**Short problem:** Pictures excluded, return the lines below from the first through the line holding "import seaborn as sns".

**Collected data:**
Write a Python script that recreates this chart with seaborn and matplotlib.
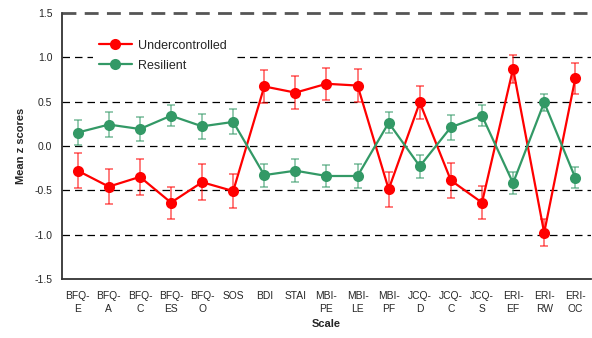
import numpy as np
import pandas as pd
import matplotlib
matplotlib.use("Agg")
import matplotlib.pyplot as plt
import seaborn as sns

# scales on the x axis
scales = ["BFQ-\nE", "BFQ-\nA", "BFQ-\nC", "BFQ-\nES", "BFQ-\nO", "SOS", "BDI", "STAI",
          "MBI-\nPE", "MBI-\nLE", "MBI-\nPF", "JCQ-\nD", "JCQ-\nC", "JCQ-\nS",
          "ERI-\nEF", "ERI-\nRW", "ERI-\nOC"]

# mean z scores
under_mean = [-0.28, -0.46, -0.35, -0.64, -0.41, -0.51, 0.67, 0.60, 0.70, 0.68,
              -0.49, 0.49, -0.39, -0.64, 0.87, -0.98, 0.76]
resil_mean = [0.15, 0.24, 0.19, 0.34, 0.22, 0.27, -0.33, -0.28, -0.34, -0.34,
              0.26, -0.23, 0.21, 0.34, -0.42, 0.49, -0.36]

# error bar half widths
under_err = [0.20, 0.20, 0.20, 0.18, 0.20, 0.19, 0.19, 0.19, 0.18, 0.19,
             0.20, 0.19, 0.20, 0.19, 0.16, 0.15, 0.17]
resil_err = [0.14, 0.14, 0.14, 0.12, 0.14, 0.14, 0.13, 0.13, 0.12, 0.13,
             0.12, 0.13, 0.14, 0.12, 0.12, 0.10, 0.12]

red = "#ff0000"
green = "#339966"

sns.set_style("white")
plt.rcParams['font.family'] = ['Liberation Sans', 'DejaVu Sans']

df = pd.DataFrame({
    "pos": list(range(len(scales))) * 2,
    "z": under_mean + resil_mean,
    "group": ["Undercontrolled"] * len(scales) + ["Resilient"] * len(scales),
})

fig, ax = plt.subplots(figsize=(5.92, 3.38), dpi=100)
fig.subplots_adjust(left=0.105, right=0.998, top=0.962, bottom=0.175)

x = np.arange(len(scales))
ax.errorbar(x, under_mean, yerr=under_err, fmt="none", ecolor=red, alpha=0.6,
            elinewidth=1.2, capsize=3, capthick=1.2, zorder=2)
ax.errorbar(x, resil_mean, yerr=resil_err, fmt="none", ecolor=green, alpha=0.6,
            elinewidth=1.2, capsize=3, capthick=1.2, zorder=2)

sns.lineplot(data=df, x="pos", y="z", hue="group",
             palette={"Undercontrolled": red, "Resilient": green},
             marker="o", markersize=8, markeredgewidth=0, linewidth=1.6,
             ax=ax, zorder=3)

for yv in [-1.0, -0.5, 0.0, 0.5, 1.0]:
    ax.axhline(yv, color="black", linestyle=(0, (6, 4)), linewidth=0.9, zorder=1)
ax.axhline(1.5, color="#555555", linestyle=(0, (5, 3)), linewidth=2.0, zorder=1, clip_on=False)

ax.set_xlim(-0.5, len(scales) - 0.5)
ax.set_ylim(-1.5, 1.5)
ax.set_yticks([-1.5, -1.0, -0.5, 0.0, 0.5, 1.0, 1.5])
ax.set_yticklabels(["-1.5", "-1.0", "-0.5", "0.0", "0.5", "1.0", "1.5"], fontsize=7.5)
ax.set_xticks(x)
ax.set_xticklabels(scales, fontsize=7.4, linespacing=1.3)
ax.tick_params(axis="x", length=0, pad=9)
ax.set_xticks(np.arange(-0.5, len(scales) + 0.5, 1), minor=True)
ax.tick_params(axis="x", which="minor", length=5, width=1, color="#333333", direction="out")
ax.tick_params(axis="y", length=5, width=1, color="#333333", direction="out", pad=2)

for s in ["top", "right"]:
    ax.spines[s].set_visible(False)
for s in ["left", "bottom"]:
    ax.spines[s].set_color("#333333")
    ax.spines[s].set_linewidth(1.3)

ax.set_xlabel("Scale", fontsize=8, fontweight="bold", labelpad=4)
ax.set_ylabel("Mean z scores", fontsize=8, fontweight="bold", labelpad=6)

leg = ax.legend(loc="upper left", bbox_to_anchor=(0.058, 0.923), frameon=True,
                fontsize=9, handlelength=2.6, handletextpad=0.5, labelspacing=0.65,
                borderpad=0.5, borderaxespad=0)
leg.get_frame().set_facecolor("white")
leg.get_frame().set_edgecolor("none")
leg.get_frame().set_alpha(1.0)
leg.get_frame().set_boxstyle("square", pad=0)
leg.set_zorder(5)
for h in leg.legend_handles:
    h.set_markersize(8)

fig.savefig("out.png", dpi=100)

**Problem solution:**
Write a Python script that recreates this chart with seaborn and matplotlib.
import numpy as np
import pandas as pd
import matplotlib
matplotlib.use("Agg")
import matplotlib.pyplot as plt
import seaborn as sns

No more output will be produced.